--- BEGIN SUPPLIED DATA ---

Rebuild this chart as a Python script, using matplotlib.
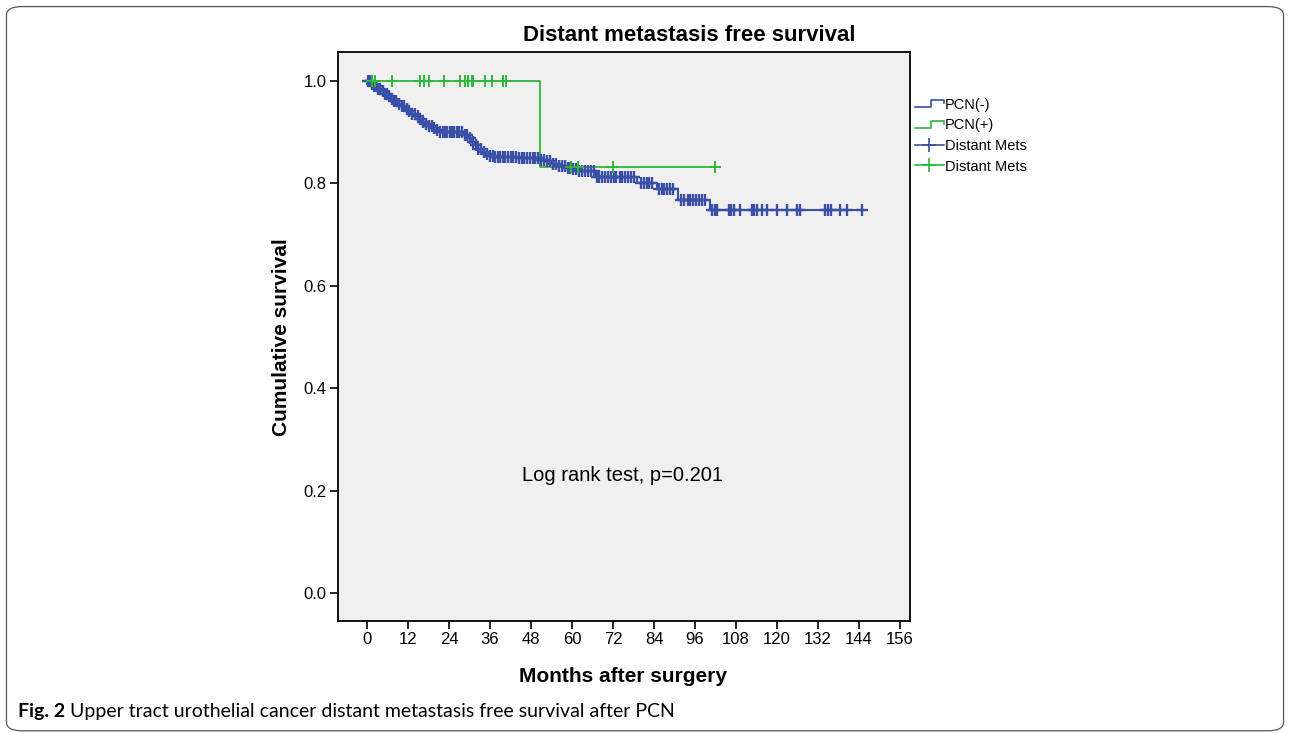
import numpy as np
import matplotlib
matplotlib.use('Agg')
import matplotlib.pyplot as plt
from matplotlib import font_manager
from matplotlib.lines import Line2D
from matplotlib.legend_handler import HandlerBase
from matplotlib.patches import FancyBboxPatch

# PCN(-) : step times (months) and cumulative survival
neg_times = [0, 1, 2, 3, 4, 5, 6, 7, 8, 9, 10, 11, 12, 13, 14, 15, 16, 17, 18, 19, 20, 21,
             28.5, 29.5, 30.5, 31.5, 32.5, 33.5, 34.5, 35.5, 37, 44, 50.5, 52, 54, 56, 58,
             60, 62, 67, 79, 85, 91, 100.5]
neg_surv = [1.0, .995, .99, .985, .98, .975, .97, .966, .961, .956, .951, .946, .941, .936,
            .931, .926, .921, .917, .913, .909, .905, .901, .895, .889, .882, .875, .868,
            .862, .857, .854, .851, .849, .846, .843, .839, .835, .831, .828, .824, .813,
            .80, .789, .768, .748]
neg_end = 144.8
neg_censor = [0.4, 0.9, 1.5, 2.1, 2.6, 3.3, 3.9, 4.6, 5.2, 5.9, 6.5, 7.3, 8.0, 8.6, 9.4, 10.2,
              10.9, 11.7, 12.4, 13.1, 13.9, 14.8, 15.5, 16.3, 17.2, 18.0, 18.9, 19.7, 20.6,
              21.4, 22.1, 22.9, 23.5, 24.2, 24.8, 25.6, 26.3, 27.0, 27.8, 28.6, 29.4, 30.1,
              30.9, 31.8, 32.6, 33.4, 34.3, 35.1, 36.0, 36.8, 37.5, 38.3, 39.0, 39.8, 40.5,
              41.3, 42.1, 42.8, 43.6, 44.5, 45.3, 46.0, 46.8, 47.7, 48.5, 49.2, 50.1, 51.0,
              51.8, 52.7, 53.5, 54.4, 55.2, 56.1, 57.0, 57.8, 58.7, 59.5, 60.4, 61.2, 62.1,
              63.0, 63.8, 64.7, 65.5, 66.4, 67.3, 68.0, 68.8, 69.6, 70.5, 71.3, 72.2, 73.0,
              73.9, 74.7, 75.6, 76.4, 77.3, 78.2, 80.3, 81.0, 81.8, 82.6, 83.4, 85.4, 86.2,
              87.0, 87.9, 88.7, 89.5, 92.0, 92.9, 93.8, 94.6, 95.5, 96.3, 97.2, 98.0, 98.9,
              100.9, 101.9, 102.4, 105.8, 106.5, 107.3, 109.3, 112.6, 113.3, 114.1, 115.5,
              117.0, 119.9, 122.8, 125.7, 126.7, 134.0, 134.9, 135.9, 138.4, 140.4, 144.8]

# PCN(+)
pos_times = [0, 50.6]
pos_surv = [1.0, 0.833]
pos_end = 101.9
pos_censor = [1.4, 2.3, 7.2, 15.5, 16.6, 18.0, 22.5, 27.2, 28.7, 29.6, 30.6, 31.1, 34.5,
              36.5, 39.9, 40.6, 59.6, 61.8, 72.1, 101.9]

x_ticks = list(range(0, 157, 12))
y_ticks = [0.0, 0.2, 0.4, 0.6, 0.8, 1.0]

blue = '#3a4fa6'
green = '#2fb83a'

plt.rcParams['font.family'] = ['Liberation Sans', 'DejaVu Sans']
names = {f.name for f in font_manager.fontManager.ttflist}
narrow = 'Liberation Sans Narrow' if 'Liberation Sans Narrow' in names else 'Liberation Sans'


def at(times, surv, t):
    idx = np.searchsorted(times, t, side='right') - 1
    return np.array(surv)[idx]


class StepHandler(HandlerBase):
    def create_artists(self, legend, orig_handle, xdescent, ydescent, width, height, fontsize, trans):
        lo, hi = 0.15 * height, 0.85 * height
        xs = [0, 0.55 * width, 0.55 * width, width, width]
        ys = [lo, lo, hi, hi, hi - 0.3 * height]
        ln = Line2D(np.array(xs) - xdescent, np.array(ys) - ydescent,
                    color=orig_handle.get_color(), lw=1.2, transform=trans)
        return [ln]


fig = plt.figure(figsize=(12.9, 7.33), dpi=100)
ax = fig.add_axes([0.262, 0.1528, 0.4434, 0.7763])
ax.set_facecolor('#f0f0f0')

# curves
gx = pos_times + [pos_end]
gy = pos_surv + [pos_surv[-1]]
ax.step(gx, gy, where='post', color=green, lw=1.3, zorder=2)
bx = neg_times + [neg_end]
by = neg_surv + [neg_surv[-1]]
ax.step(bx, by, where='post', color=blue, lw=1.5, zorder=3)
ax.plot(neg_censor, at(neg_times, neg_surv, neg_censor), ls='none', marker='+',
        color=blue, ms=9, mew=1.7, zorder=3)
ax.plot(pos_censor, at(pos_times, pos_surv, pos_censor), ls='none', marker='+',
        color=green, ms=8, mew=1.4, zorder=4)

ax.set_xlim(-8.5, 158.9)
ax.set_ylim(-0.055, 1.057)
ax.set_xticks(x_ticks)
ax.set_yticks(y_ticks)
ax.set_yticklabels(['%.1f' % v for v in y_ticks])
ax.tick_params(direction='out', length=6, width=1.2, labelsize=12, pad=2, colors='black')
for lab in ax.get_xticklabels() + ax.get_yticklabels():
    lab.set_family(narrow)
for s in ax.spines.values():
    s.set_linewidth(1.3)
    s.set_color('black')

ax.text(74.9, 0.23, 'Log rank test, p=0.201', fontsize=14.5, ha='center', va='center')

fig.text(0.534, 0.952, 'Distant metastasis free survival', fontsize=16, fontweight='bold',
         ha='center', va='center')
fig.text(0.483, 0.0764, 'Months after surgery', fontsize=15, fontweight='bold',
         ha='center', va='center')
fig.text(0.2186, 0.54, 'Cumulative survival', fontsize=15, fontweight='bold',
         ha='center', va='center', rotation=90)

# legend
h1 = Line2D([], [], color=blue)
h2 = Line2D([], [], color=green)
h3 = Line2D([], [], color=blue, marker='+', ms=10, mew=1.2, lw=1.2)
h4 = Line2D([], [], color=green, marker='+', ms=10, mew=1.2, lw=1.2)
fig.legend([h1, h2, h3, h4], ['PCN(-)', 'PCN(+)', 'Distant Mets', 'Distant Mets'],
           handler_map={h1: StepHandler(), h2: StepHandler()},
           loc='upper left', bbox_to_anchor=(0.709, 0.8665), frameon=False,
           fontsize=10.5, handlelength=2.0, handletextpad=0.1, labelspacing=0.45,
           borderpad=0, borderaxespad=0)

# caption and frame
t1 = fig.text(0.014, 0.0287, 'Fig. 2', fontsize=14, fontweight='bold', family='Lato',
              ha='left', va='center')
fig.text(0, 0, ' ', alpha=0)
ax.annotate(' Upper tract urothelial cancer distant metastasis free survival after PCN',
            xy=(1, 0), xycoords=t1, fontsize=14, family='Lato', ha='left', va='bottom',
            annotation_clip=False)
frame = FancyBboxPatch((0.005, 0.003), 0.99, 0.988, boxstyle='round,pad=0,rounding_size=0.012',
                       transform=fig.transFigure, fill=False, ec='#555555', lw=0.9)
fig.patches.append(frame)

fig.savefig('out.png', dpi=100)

--- END SUPPLIED DATA ---

• **GIVEN TASK**
Copy each line in full and exactly, omitting any picture.

• **EXERCISE RESPONSE**
Rebuild this chart as a Python script, using matplotlib.
import numpy as np
import matplotlib
matplotlib.use('Agg')
import matplotlib.pyplot as plt
from matplotlib import font_manager
from matplotlib.lines import Line2D
from matplotlib.legend_handler import HandlerBase
from matplotlib.patches import FancyBboxPatch

# PCN(-) : step times (months) and cumulative survival
neg_times = [0, 1, 2, 3, 4, 5, 6, 7, 8, 9, 10, 11, 12, 13, 14, 15, 16, 17, 18, 19, 20, 21,
             28.5, 29.5, 30.5, 31.5, 32.5, 33.5, 34.5, 35.5, 37, 44, 50.5, 52, 54, 56, 58,
             60, 62, 67, 79, 85, 91, 100.5]
neg_surv = [1.0, .995, .99, .985, .98, .975, .97, .966, .961, .956, .951, .946, .941, .936,
            .931, .926, .921, .917, .913, .909, .905, .901, .895, .889, .882, .875, .868,
            .862, .857, .854, .851, .849, .846, .843, .839, .835, .831, .828, .824, .813,
            .80, .789, .768, .748]
neg_end = 144.8
neg_censor = [0.4, 0.9, 1.5, 2.1, 2.6, 3.3, 3.9, 4.6, 5.2, 5.9, 6.5, 7.3, 8.0, 8.6, 9.4, 10.2,
              10.9, 11.7, 12.4, 13.1, 13.9, 14.8, 15.5, 16.3, 17.2, 18.0, 18.9, 19.7, 20.6,
              21.4, 22.1, 22.9, 23.5, 24.2, 24.8, 25.6, 26.3, 27.0, 27.8, 28.6, 29.4, 30.1,
              30.9, 31.8, 32.6, 33.4, 34.3, 35.1, 36.0, 36.8, 37.5, 38.3, 39.0, 39.8, 40.5,
              41.3, 42.1, 42.8, 43.6, 44.5, 45.3, 46.0, 46.8, 47.7, 48.5, 49.2, 50.1, 51.0,
              51.8, 52.7, 53.5, 54.4, 55.2, 56.1, 57.0, 57.8, 58.7, 59.5, 60.4, 61.2, 62.1,
              63.0, 63.8, 64.7, 65.5, 66.4, 67.3, 68.0, 68.8, 69.6, 70.5, 71.3, 72.2, 73.0,
              73.9, 74.7, 75.6, 76.4, 77.3, 78.2, 80.3, 81.0, 81.8, 82.6, 83.4, 85.4, 86.2,
              87.0, 87.9, 88.7, 89.5, 92.0, 92.9, 93.8, 94.6, 95.5, 96.3, 97.2, 98.0, 98.9,
              100.9, 101.9, 102.4, 105.8, 106.5, 107.3, 109.3, 112.6, 113.3, 114.1, 115.5,
              117.0, 119.9, 122.8, 125.7, 126.7, 134.0, 134.9, 135.9, 138.4, 140.4, 144.8]

# PCN(+)
pos_times = [0, 50.6]
pos_surv = [1.0, 0.833]
pos_end = 101.9
pos_censor = [1.4, 2.3, 7.2, 15.5, 16.6, 18.0, 22.5, 27.2, 28.7, 29.6, 30.6, 31.1, 34.5,
              36.5, 39.9, 40.6, 59.6, 61.8, 72.1, 101.9]

x_ticks = list(range(0, 157, 12))
y_ticks = [0.0, 0.2, 0.4, 0.6, 0.8, 1.0]

blue = '#3a4fa6'
green = '#2fb83a'

plt.rcParams['font.family'] = ['Liberation Sans', 'DejaVu Sans']
names = {f.name for f in font_manager.fontManager.ttflist}
narrow = 'Liberation Sans Narrow' if 'Liberation Sans Narrow' in names else 'Liberation Sans'


def at(times, surv, t):
    idx = np.searchsorted(times, t, side='right') - 1
    return np.array(surv)[idx]


class StepHandler(HandlerBase):
    def create_artists(self, legend, orig_handle, xdescent, ydescent, width, height, fontsize, trans):
        lo, hi = 0.15 * height, 0.85 * height
        xs = [0, 0.55 * width, 0.55 * width, width, width]
        ys = [lo, lo, hi, hi, hi - 0.3 * height]
        ln = Line2D(np.array(xs) - xdescent, np.array(ys) - ydescent,
                    color=orig_handle.get_color(), lw=1.2, transform=trans)
        return [ln]


fig = plt.figure(figsize=(12.9, 7.33), dpi=100)
ax = fig.add_axes([0.262, 0.1528, 0.4434, 0.7763])
ax.set_facecolor('#f0f0f0')

# curves
gx = pos_times + [pos_end]
gy = pos_surv + [pos_surv[-1]]
ax.step(gx, gy, where='post', color=green, lw=1.3, zorder=2)
bx = neg_times + [neg_end]
by = neg_surv + [neg_surv[-1]]
ax.step(bx, by, where='post', color=blue, lw=1.5, zorder=3)
ax.plot(neg_censor, at(neg_times, neg_surv, neg_censor), ls='none', marker='+',
        color=blue, ms=9, mew=1.7, zorder=3)
ax.plot(pos_censor, at(pos_times, pos_surv, pos_censor), ls='none', marker='+',
        color=green, ms=8, mew=1.4, zorder=4)

ax.set_xlim(-8.5, 158.9)
ax.set_ylim(-0.055, 1.057)
ax.set_xticks(x_ticks)
ax.set_yticks(y_ticks)
ax.set_yticklabels(['%.1f' % v for v in y_ticks])
ax.tick_params(direction='out', length=6, width=1.2, labelsize=12, pad=2, colors='black')
for lab in ax.get_xticklabels() + ax.get_yticklabels():
    lab.set_family(narrow)
for s in ax.spines.values():
    s.set_linewidth(1.3)
    s.set_color('black')

ax.text(74.9, 0.23, 'Log rank test, p=0.201', fontsize=14.5, ha='center', va='center')

fig.text(0.534, 0.952, 'Distant metastasis free survival', fontsize=16, fontweight='bold',
         ha='center', va='center')
fig.text(0.483, 0.0764, 'Months after surgery', fontsize=15, fontweight='bold',
         ha='center', va='center')
fig.text(0.2186, 0.54, 'Cumulative survival', fontsize=15, fontweight='bold',
         ha='center', va='center', rotation=90)

# legend
h1 = Line2D([], [], color=blue)
h2 = Line2D([], [], color=green)
h3 = Line2D([], [], color=blue, marker='+', ms=10, mew=1.2, lw=1.2)
h4 = Line2D([], [], color=green, marker='+', ms=10, mew=1.2, lw=1.2)
fig.legend([h1, h2, h3, h4], ['PCN(-)', 'PCN(+)', 'Distant Mets', 'Distant Mets'],
           handler_map={h1: StepHandler(), h2: StepHandler()},
           loc='upper left', bbox_to_anchor=(0.709, 0.8665), frameon=False,
           fontsize=10.5, handlelength=2.0, handletextpad=0.1, labelspacing=0.45,
           borderpad=0, borderaxespad=0)

# caption and frame
t1 = fig.text(0.014, 0.0287, 'Fig. 2', fontsize=14, fontweight='bold', family='Lato',
              ha='left', va='center')
fig.text(0, 0, ' ', alpha=0)
ax.annotate(' Upper tract urothelial cancer distant metastasis free survival after PCN',
            xy=(1, 0), xycoords=t1, fontsize=14, family='Lato', ha='left', va='bottom',
            annotation_clip=False)
frame = FancyBboxPatch((0.005, 0.003), 0.99, 0.988, boxstyle='round,pad=0,rounding_size=0.012',
                       transform=fig.transFigure, fill=False, ec='#555555', lw=0.9)
fig.patches.append(frame)

fig.savefig('out.png', dpi=100)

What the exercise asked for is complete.